Almighty God, we love to look up to the place where thine honour dwelleth. Thou dost call upon us to look up when we are sad that we may see and try to count the stars. When Jacob said his way was passed over, and Zion thought herself forgotten, thou didst call upon thy people to look up, and behold who hath made these lights, so that by regarding thy wondrous works we may recover our faith and rekindle our hope. All nature talks to us; each season has its own sweet gospel of youth, or energy, or beauty, or fulness, or rest, and all things declare the goodness of God. But our eyes cannot see; our ears are dull of hearing; our hearts do not quickly answer the music of thine appeal. Oh, woe unto us! Having eyes we see not, and ears we hear not, and hearts we do not understand; all we like sheep have gone astray, we have turned every one to his own way, but now by thy goodness in Christ Jesus, thy Son, our Saviour, God with us, we have returned unto the Shepherd and Bishop of our souls; now we see, now we hear, now we somewhat understand; we have beheld the descent of the kingdom of God upon the earth, and we are enlarged, and ennobled, and sanctified by the Holy Ghost. This is the Lord's doing, and it is marvellous in our eyes: blessed be God for this heart-hunger; thanks unto the eternal God for this thirst of the soul. These are new appetences, new desires; they proclaim our origin, they hint at our destiny, they prepare us to receive the kingdom of the Cross.
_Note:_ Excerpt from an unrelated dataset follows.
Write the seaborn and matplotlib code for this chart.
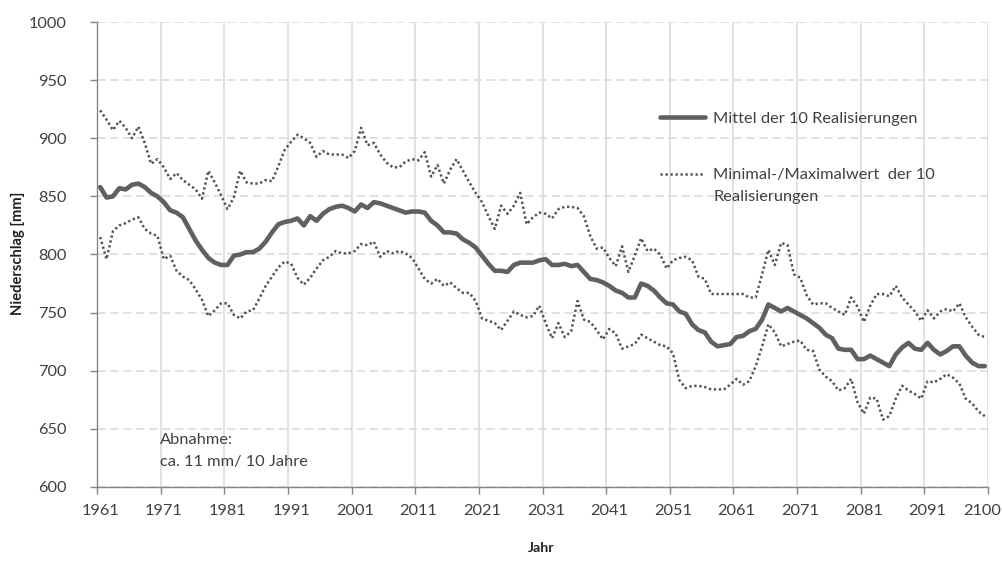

The Lord be with us; fighting on the battlefield; suffering in quietude and loneliness; wondering much because of the bewildering things that smite our life and make it reel; praying, hoping, despairing; sometimes full of God, and sometimes conscious of an infinite vacancy in the heart. Thou knowest the tumult, the variety, the wonder: come to us, and if thou dost come by way of the Cross thou wilt bring with thee many pardons. Amen.